Possible expansion of the four-team College Football Playoff has been a topic of conversation since the postseason format arrived in the 2014-15 season.
It is now finally becoming reality.
The CFP will expand to 12 teams beginning in the 2024-25 season. The four highest-ranked conference champions will receive first-round byes. The next two highest-ranked league champions and six at-large bids will then play in the first round with the higher seed hosting games on campus. Then come the quarterfinals followed by the semifinals and national title game, all at neutral sites.
So now we will have more playoff football at the college level. And more football is always better, right?
More relevant football is always better. And the expansion of the playoff is introducing the opposite and diminishing the value of the most important regular season in all of sports.
The reason why the college game is loved is because of the high stakes in the regular season. We’ve seen Super Bowl winners with five-plus regular-season losses, but how many college programs with similar winning percentages have won the national championship?
One loss in the college football regular season could end any playoff hopes for the remainder of the year. Just look at Texas A&M, who entered the season No. 6 in the AP Top 25 only to lose to Appalachian State in Week 2 and see its postseason aspirations crumble.
There are no mulligans at the college level. Every single regular-season game is crucial. There’s a reason why three of the teams in the current playoff ranking – No. 1 Georgia, No. 2 Michigan, and No. 3 TCU – are undefeated, while No. 4 USC has just one loss.
With the new format, however, it seems we’re allowing programs to still compete for a title even if the record isn’t up to title standards. If the season were to end today with the future 12-team format, two-loss Washington would make it.
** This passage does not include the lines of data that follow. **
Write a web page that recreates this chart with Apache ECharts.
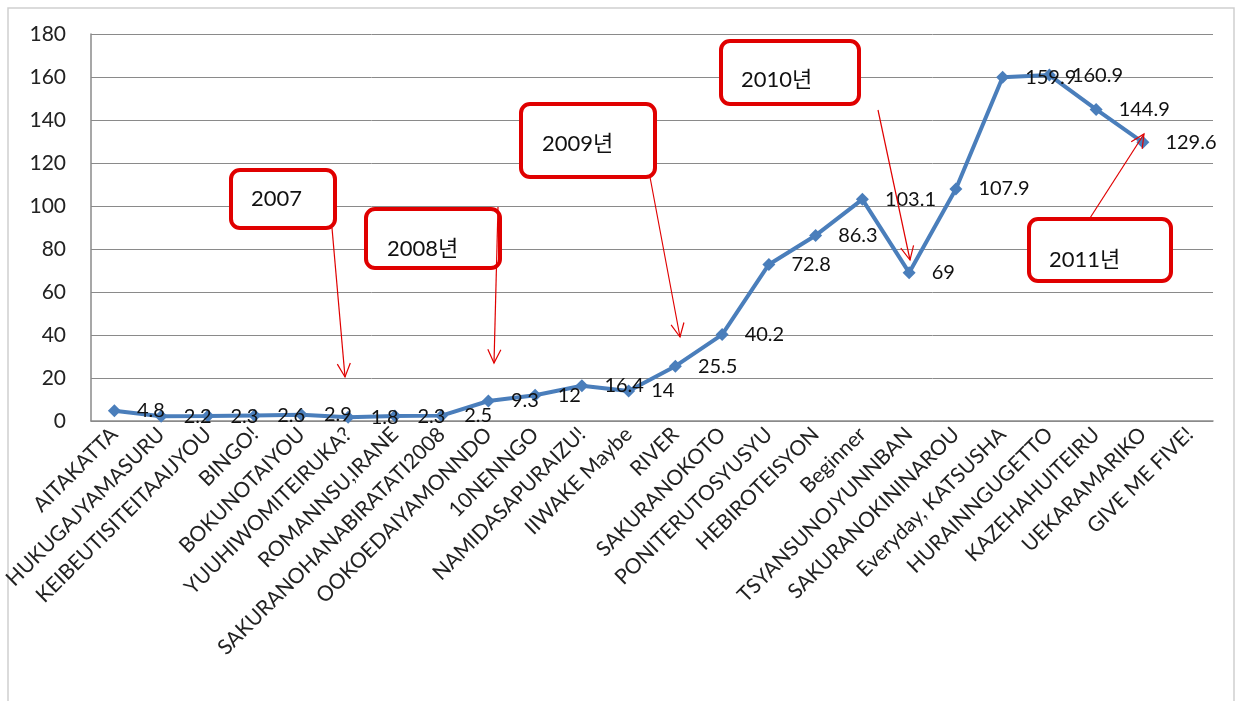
<!DOCTYPE html>
<html><head><meta charset="utf-8">
<script src="https://cdn.jsdelivr.net/npm/echarts@6/dist/echarts.min.js"></script>
<style>html,body{margin:0;padding:0;background:#fff}#c{width:1243px;height:701px}</style>
</head><body><div id="c"></div>
<script>
var categories = ['AITAKATTA','HUKUGAJYAMASURU','KEIBEUTISITEITAAIJYOU','BINGO!','BOKUNOTAIYOU','YUUHIWOMITEIRUKA?','ROMANNSU,IRANE','SAKURANOHANABIRATATI2008','OOKOEDAIYAMONNDO','10NENNGO','NAMIDASAPURAIZU!','IIWAKE Maybe','RIVER','SAKURANOKOTO','PONITERUTOSYUSYU','HEBIROTEISYON','Beginner','TSYANSUNOJYUNNBAN','SAKURANOKININAROU','Everyday, KATSUSHA','HURAINNGUGETTO','KAZEHAHUITEIRU','UEKARAMARIKO','GIVE ME FIVE!'];
var values = [4.8,2.2,2.3,2.6,2.9,1.8,2.3,2.5,9.3,12,16.4,14,25.5,40.2,72.8,86.3,103.1,69,107.9,159.9,160.9,144.9,129.6,null];
var yTicks = [0,20,40,60,80,100,120,140,160,180];
var notes = ['2007','2008년','2009년','2010년','2011년'];

var FONT = 'Lato, "Noto Sans CJK KR", sans-serif';
var RED = '#e00000';

function box(x, y, w, h, text, tx, ty) {
  return [{
    type: 'rect', shape: {x: x, y: y, width: w, height: h, r: 9},
    style: {fill: '#fff', stroke: RED, lineWidth: 4}, z: 100
  }, {
    type: 'text', x: tx, y: ty,
    style: {text: text, fill: '#111', font: '22px ' + FONT, textVerticalAlign: 'middle'}, z: 101
  }];
}
function arrow(x1, y1, x2, y2) {
  var a = Math.atan2(y2 - y1, x2 - x1), L = 15, s = 0.45;
  var p1 = [x2 - L * Math.cos(a - s), y2 - L * Math.sin(a - s)];
  var p2 = [x2 - L * Math.cos(a + s), y2 - L * Math.sin(a + s)];
  return [{
    type: 'line', shape: {x1: x1, y1: y1, x2: x2, y2: y2},
    style: {stroke: RED, lineWidth: 1.2}, z: 102
  }, {
    type: 'polyline', shape: {points: [p1, [x2, y2], p2]},
    style: {stroke: RED, lineWidth: 1.2, fill: null}, z: 102
  }];
}

var graphics = [{
  type: 'rect', shape: {x: 8, y: 8, width: 1226, height: 720},
  style: {fill: null, stroke: '#cfcfcf', lineWidth: 1.5}, z: -1
}];
graphics = graphics
  .concat(box(231, 170, 104, 58, notes[0], 251, 199))
  .concat(box(366, 209, 134, 59, notes[1], 387, 249))
  .concat(box(521, 104, 134, 73, notes[2], 542, 144))
  .concat(box(721, 41, 138, 63, notes[3], 741, 80))
  .concat(box(1029, 219, 142, 62, notes[4], 1049, 260))
  .concat(arrow(332, 228, 345, 377))
  .concat(arrow(498, 207, 494, 363))
  .concat(arrow(650, 177, 680, 337))
  .concat(arrow(878, 110, 910, 260))
  .concat(arrow(1090, 218, 1144, 134));

var chart = echarts.init(document.getElementById('c'));
chart.setOption({
  animation: false,
  backgroundColor: '#fff',
  grid: {left: 91, right: 30, top: 34, bottom: 280, containLabel: false},
  xAxis: {
    type: 'category', data: categories, boundaryGap: true,
    axisLine: {lineStyle: {color: '#8a8a8a', width: 1.5}},
    axisTick: {show: false},
    axisLabel: {rotate: 45, interval: 0, margin: 10, color: '#222', fontSize: 21, fontFamily: FONT}
  },
  yAxis: {
    type: 'value', min: 0, max: 180, interval: 20,
    axisLine: {show: true, lineStyle: {color: '#8a8a8a', width: 1.5}},
    axisTick: {show: false},
    splitLine: {lineStyle: {color: '#8a8a8a', width: 1}},
    axisLabel: {color: '#222', fontSize: 21, fontFamily: FONT, margin: 25,
      formatter: function (v) { return yTicks.indexOf(v) >= 0 ? String(v) : ''; }}
  },
  series: [{
    type: 'line', data: values, connectNulls: false,
    symbol: 'diamond', symbolSize: 13,
    lineStyle: {color: '#4a7ebb', width: 4},
    itemStyle: {color: '#4a7ebb'},
    label: {show: true, position: 'right', distance: 16, color: '#111', fontSize: 20, fontFamily: FONT},
    z: 3
  }],
  graphic: graphics
});
</script></body></html>
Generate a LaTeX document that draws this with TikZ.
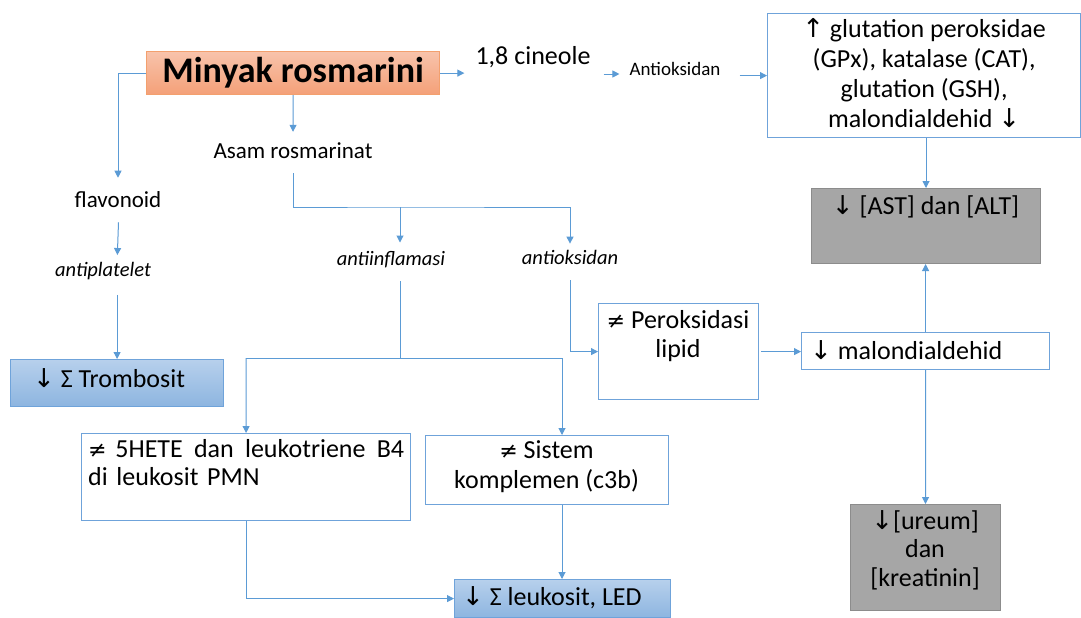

So would Utah and Kansas State, both currently 9-3.
The competitiveness of the college football regular season is what drives the ratings. As we said, one loss can always ruin a season — the expansion of the College Football Playoff ruins that concept though. It allows for bad weeks; it allows for goose eggs, something the competitiveness of the college game has never tolerated.
So for those who think more football is better (as if the USFL is a major ratings driver or the AAF didn’t fold after eight weeks), rejoice. For those who want to see Group of Five programs get their chance (even after Cincinnati lost by three touchdowns to Alabama in last year’s playoff), rejoice.
But the bottom line is the expansion comes at a significant cost: the true competitiveness, importance, and value of the regular season. Which are the reasons why college football is so beloved in the first place.